■ DATASET EXCERPT:
────────────────

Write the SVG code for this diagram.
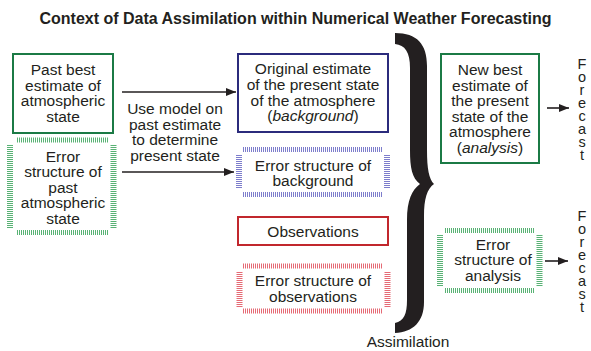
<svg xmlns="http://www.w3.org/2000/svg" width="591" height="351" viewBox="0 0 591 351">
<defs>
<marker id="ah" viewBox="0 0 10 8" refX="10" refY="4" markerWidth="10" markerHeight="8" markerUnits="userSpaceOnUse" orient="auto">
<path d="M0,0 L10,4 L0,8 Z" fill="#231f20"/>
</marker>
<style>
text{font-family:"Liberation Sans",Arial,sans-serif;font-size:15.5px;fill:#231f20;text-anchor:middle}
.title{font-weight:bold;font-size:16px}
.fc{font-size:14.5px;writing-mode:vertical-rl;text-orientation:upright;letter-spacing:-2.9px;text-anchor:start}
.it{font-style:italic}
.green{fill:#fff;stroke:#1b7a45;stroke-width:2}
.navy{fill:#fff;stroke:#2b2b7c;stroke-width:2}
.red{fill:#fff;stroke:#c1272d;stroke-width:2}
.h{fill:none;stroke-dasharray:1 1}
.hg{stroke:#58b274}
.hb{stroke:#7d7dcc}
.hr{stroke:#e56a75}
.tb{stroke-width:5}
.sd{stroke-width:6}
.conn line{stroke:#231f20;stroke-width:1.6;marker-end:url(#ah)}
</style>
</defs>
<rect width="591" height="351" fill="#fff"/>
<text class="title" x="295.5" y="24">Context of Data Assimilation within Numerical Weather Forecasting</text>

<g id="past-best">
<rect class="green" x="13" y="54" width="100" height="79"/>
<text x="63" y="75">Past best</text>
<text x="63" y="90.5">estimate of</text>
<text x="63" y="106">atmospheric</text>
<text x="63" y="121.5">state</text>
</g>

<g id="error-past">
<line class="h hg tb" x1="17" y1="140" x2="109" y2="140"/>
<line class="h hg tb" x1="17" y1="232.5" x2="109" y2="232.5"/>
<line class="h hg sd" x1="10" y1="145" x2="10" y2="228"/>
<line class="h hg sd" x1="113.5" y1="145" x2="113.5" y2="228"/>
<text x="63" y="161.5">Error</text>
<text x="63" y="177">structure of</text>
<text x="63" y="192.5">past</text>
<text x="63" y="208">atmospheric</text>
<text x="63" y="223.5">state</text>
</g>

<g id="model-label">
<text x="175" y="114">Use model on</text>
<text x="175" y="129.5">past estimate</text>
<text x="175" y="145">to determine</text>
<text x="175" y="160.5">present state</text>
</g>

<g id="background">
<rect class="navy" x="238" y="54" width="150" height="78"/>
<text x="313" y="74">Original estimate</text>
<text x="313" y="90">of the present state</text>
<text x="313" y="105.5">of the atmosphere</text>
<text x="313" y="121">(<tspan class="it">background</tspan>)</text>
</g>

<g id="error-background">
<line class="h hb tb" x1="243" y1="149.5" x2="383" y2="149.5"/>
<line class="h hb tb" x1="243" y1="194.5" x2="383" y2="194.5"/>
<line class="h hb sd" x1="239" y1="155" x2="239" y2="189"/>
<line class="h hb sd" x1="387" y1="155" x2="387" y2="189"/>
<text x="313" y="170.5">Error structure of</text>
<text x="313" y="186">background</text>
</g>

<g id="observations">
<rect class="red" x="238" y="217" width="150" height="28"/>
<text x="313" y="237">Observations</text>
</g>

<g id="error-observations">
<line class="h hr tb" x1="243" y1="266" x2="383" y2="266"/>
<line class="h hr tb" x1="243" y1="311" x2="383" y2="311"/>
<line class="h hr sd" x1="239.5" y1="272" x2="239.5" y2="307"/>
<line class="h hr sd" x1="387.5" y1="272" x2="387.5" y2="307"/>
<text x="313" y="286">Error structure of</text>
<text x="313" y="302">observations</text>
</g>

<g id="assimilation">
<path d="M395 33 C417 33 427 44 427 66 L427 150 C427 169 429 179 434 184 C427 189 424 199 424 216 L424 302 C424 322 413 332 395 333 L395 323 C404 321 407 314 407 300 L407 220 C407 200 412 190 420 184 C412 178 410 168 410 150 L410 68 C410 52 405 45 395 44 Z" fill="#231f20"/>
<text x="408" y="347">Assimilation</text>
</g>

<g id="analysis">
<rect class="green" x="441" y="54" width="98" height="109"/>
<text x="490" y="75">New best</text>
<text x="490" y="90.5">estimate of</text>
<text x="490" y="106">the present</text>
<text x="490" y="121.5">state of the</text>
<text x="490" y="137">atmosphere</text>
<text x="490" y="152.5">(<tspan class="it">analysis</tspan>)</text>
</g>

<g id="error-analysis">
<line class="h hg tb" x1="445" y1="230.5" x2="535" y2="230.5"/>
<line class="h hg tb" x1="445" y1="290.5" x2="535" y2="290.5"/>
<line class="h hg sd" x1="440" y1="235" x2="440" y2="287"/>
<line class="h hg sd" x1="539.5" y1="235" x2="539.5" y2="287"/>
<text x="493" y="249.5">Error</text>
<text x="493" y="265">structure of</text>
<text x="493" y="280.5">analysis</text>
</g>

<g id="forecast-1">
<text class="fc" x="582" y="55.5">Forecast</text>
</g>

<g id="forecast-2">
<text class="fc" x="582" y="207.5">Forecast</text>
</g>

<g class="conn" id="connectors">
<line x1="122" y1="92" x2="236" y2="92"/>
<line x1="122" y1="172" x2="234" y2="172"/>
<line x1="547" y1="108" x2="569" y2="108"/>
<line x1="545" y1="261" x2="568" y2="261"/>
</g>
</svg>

────────────────

■ GIVEN REQUEST: Ignore the images and quote every line of the listing exactly.

■ WORKED ANSWER:
Write the SVG code for this diagram.
<svg xmlns="http://www.w3.org/2000/svg" width="591" height="351" viewBox="0 0 591 351">
<defs>
<marker id="ah" viewBox="0 0 10 8" refX="10" refY="4" markerWidth="10" markerHeight="8" markerUnits="userSpaceOnUse" orient="auto">
<path d="M0,0 L10,4 L0,8 Z" fill="#231f20"/>
</marker>
<style>
text{font-family:"Liberation Sans",Arial,sans-serif;font-size:15.5px;fill:#231f20;text-anchor:middle}
.title{font-weight:bold;font-size:16px}
.fc{font-size:14.5px;writing-mode:vertical-rl;text-orientation:upright;letter-spacing:-2.9px;text-anchor:start}
.it{font-style:italic}
.green{fill:#fff;stroke:#1b7a45;stroke-width:2}
.navy{fill:#fff;stroke:#2b2b7c;stroke-width:2}
.red{fill:#fff;stroke:#c1272d;stroke-width:2}
.h{fill:none;stroke-dasharray:1 1}
.hg{stroke:#58b274}
.hb{stroke:#7d7dcc}
.hr{stroke:#e56a75}
.tb{stroke-width:5}
.sd{stroke-width:6}
.conn line{stroke:#231f20;stroke-width:1.6;marker-end:url(#ah)}
</style>
</defs>
<rect width="591" height="351" fill="#fff"/>
<text class="title" x="295.5" y="24">Context of Data Assimilation within Numerical Weather Forecasting</text>

<g id="past-best">
<rect class="green" x="13" y="54" width="100" height="79"/>
<text x="63" y="75">Past best</text>
<text x="63" y="90.5">estimate of</text>
<text x="63" y="106">atmospheric</text>
<text x="63" y="121.5">state</text>
</g>

<g id="error-past">
<line class="h hg tb" x1="17" y1="140" x2="109" y2="140"/>
<line class="h hg tb" x1="17" y1="232.5" x2="109" y2="232.5"/>
<line class="h hg sd" x1="10" y1="145" x2="10" y2="228"/>
<line class="h hg sd" x1="113.5" y1="145" x2="113.5" y2="228"/>
<text x="63" y="161.5">Error</text>
<text x="63" y="177">structure of</text>
<text x="63" y="192.5">past</text>
<text x="63" y="208">atmospheric</text>
<text x="63" y="223.5">state</text>
</g>

<g id="model-label">
<text x="175" y="114">Use model on</text>
<text x="175" y="129.5">past estimate</text>
<text x="175" y="145">to determine</text>
<text x="175" y="160.5">present state</text>
</g>

<g id="background">
<rect class="navy" x="238" y="54" width="150" height="78"/>
<text x="313" y="74">Original estimate</text>
<text x="313" y="90">of the present state</text>
<text x="313" y="105.5">of the atmosphere</text>
<text x="313" y="121">(<tspan class="it">background</tspan>)</text>
</g>

<g id="error-background">
<line class="h hb tb" x1="243" y1="149.5" x2="383" y2="149.5"/>
<line class="h hb tb" x1="243" y1="194.5" x2="383" y2="194.5"/>
<line class="h hb sd" x1="239" y1="155" x2="239" y2="189"/>
<line class="h hb sd" x1="387" y1="155" x2="387" y2="189"/>
<text x="313" y="170.5">Error structure of</text>
<text x="313" y="186">background</text>
</g>

<g id="observations">
<rect class="red" x="238" y="217" width="150" height="28"/>
<text x="313" y="237">Observations</text>
</g>

<g id="error-observations">
<line class="h hr tb" x1="243" y1="266" x2="383" y2="266"/>
<line class="h hr tb" x1="243" y1="311" x2="383" y2="311"/>
<line class="h hr sd" x1="239.5" y1="272" x2="239.5" y2="307"/>
<line class="h hr sd" x1="387.5" y1="272" x2="387.5" y2="307"/>
<text x="313" y="286">Error structure of</text>
<text x="313" y="302">observations</text>
</g>

<g id="assimilation">
<path d="M395 33 C417 33 427 44 427 66 L427 150 C427 169 429 179 434 184 C427 189 424 199 424 216 L424 302 C424 322 413 332 395 333 L395 323 C404 321 407 314 407 300 L407 220 C407 200 412 190 420 184 C412 178 410 168 410 150 L410 68 C410 52 405 45 395 44 Z" fill="#231f20"/>
<text x="408" y="347">Assimilation</text>
</g>

<g id="analysis">
<rect class="green" x="441" y="54" width="98" height="109"/>
<text x="490" y="75">New best</text>
<text x="490" y="90.5">estimate of</text>
<text x="490" y="106">the present</text>
<text x="490" y="121.5">state of the</text>
<text x="490" y="137">atmosphere</text>
<text x="490" y="152.5">(<tspan class="it">analysis</tspan>)</text>
</g>

<g id="error-analysis">
<line class="h hg tb" x1="445" y1="230.5" x2="535" y2="230.5"/>
<line class="h hg tb" x1="445" y1="290.5" x2="535" y2="290.5"/>
<line class="h hg sd" x1="440" y1="235" x2="440" y2="287"/>
<line class="h hg sd" x1="539.5" y1="235" x2="539.5" y2="287"/>
<text x="493" y="249.5">Error</text>
<text x="493" y="265">structure of</text>
<text x="493" y="280.5">analysis</text>
</g>

<g id="forecast-1">
<text class="fc" x="582" y="55.5">Forecast</text>
</g>

<g id="forecast-2">
<text class="fc" x="582" y="207.5">Forecast</text>
</g>

<g class="conn" id="connectors">
<line x1="122" y1="92" x2="236" y2="92"/>
<line x1="122" y1="172" x2="234" y2="172"/>
<line x1="547" y1="108" x2="569" y2="108"/>
<line x1="545" y1="261" x2="568" y2="261"/>
</g>
</svg>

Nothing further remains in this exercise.